-------- Data in this exercise --------

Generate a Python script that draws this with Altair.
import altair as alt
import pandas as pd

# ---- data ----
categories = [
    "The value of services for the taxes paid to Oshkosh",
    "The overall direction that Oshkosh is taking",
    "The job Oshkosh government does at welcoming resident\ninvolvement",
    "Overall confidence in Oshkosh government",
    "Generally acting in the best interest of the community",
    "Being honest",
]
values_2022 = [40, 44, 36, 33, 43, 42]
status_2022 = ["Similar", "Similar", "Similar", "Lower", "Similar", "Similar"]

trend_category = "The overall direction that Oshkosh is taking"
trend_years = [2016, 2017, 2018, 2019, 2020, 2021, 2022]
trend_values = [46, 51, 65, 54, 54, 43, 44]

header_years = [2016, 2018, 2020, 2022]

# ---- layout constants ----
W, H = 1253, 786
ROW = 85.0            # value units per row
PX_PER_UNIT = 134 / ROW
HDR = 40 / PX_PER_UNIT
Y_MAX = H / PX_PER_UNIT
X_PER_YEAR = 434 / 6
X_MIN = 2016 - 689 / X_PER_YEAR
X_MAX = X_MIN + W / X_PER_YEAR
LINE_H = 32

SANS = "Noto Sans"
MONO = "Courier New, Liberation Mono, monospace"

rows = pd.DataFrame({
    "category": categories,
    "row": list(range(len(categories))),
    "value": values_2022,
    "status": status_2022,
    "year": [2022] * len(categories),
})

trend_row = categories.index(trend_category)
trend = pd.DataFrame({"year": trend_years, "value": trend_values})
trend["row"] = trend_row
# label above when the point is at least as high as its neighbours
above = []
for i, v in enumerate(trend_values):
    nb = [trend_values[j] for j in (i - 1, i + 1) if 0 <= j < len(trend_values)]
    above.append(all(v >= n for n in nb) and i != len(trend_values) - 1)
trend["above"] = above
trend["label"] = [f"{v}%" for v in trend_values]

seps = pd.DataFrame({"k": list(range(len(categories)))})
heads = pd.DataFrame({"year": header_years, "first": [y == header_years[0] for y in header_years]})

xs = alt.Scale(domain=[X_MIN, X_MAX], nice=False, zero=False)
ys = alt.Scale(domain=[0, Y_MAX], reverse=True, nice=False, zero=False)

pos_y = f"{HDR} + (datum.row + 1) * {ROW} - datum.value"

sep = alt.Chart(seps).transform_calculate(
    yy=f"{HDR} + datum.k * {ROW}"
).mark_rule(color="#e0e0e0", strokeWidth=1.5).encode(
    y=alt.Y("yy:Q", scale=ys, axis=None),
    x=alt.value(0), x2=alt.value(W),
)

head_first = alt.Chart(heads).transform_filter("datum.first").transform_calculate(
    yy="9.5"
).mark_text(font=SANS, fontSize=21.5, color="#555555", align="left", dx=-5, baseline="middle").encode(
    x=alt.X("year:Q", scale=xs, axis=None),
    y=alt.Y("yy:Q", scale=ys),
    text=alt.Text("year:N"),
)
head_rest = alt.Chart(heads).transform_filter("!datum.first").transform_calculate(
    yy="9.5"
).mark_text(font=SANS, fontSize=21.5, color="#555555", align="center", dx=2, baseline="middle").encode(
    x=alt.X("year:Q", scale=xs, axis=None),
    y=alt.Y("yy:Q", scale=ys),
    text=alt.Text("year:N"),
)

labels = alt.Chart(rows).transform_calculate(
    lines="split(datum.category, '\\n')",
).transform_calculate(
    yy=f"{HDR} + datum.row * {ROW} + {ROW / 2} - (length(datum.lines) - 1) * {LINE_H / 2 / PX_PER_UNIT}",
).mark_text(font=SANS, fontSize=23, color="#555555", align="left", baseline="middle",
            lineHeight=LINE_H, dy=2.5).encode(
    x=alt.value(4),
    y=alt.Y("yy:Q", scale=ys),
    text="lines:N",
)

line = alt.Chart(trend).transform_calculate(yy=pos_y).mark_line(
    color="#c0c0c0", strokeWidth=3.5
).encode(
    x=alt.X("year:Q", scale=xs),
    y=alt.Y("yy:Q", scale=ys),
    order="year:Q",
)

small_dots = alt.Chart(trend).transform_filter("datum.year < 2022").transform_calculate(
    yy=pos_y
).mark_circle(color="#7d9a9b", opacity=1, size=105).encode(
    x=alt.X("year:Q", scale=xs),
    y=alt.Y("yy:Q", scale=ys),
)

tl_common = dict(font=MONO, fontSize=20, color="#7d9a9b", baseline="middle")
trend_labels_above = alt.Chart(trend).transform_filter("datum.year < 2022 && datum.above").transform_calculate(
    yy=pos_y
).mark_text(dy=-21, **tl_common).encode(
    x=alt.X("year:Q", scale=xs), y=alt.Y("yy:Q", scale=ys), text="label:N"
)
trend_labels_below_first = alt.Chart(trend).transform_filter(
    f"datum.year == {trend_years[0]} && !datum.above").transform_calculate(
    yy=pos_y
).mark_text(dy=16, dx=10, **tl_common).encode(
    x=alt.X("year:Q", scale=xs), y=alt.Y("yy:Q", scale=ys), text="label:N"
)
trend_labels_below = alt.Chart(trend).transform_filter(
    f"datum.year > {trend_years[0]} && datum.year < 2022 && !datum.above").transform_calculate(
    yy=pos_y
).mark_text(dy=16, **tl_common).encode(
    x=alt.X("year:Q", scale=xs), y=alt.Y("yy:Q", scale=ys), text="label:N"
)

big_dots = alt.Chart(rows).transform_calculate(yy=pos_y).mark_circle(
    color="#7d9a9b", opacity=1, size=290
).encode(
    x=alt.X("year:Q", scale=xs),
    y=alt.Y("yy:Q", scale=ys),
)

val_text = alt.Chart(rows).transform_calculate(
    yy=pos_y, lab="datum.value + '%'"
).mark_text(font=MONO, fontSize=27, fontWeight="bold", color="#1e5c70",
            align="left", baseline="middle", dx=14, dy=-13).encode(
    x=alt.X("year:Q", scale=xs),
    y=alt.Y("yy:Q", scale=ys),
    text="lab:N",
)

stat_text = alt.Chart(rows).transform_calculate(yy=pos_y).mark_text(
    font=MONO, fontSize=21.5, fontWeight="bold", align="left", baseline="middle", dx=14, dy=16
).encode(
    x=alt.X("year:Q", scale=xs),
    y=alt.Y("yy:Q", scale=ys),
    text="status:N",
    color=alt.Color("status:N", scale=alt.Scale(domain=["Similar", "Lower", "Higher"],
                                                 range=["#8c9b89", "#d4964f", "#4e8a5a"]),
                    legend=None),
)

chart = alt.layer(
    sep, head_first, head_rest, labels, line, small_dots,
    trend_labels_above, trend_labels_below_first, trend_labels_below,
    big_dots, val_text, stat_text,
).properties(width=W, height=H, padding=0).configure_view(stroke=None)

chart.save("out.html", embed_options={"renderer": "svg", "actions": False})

--------
-------- Data in this exercise --------

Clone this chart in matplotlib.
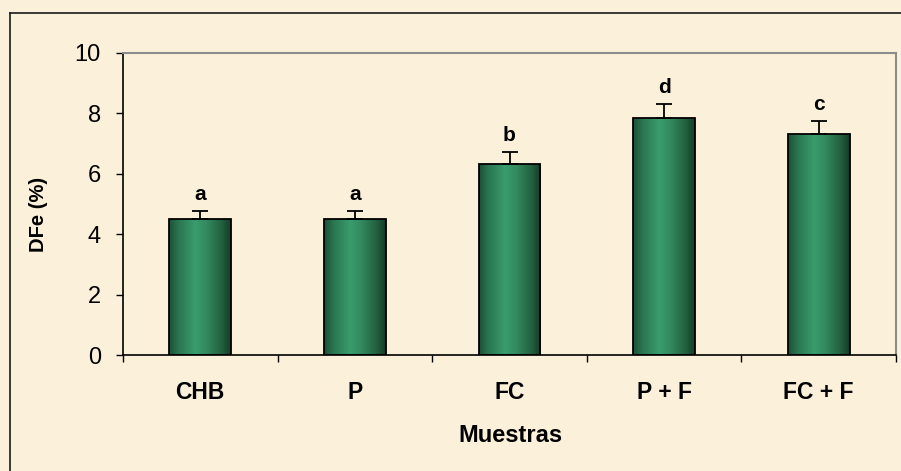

--------

* [What is required]
Every line from the one containing "Generate a Python" through the one containing "import pandas as pd" is to be given again exactly, both ends included, and no line outside that range.

* [Task response]
Generate a Python script that draws this with Altair.
import altair as alt
import pandas as pd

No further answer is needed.